Second, even though total VC funding has fallen considerably in these difficult times, and biotech companies have also been hard-pressed to secure capital, biotech’s share of VC has increased percentage-wise. This suggests that high-risk investments in biotech are preferentially being made because there is now a critical mass of well-managed development-stage biotech companies exploiting accelerating advances in enabling technologies. For knowledgeable investors the perceived rewards outweigh the perceived risks. As the economy recovers, more risk capital will become available, especially when exit strategies once again include initial public offerings.
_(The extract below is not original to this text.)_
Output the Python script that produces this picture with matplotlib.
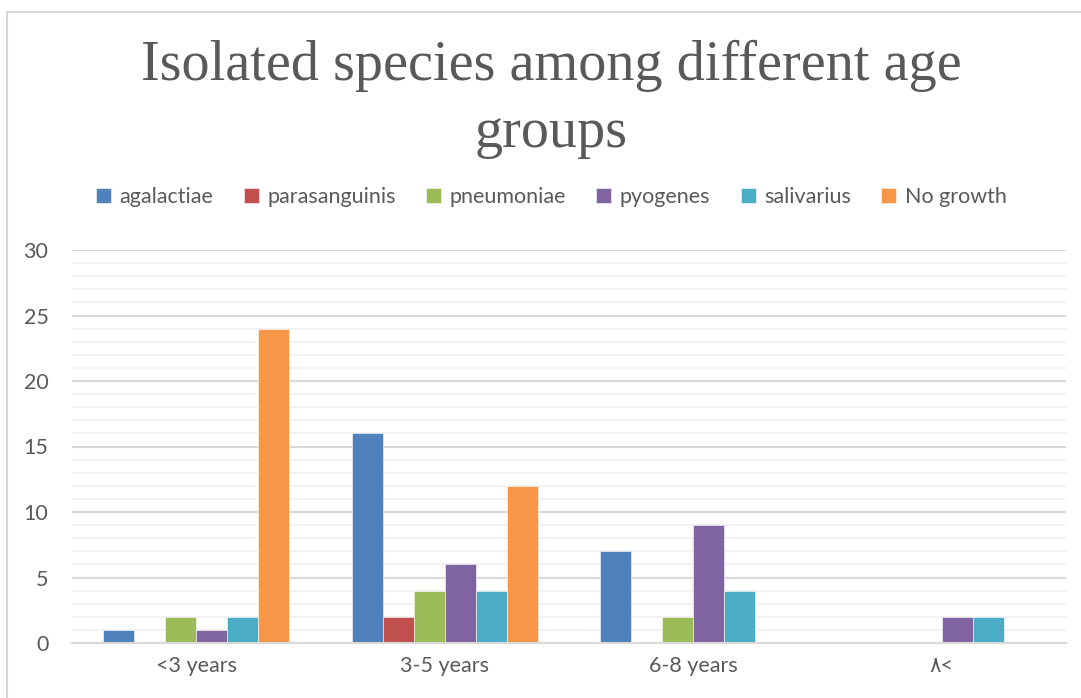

Finally, the economic collapse that occurred in late 2008 was not due to a failure in the VC marketplace, but rather a failure in a much larger financial universe involving the massive write-down of poorly understood, high-risk complex investments such as credit default swaps. Fund-raising by VC firms will improve as the economy recovers. Moreover, help is coming from some innovative state programs such as the Ohio Third Frontier, a $1.6 billion commitment that has created and nurtured over 500 companies, with a heavy impact on the biotech sector.
In June 2009, Florida state officials announced the formation of the $250 million Florida Growth Fund, managed by Hamilton Lane, an independent investment-management firm. Hamilton Lane is placing these funds in VC firms as well as directly into companies through investments with other institutional investors. Interestingly, as noted in the October 31, 2009, issue of The Economist, when governments try to directly manage VC funds that they create, they fare somewhat poorly, such as government funds created in Canada, France, Norway, and Malaysia. When they invest directly as limited partners in VC funds, they achieve much better results, such as in Israel and New Zealand.
Perhaps a harbinger of a turnaround regarding VC fundraising in the near future, Ballast Point Venture Partners announced in late October 2009, is the closing of a new fund with commitments of $140 million, exceeding their original target of $125 million. The Florida Growth fund is one of the investors.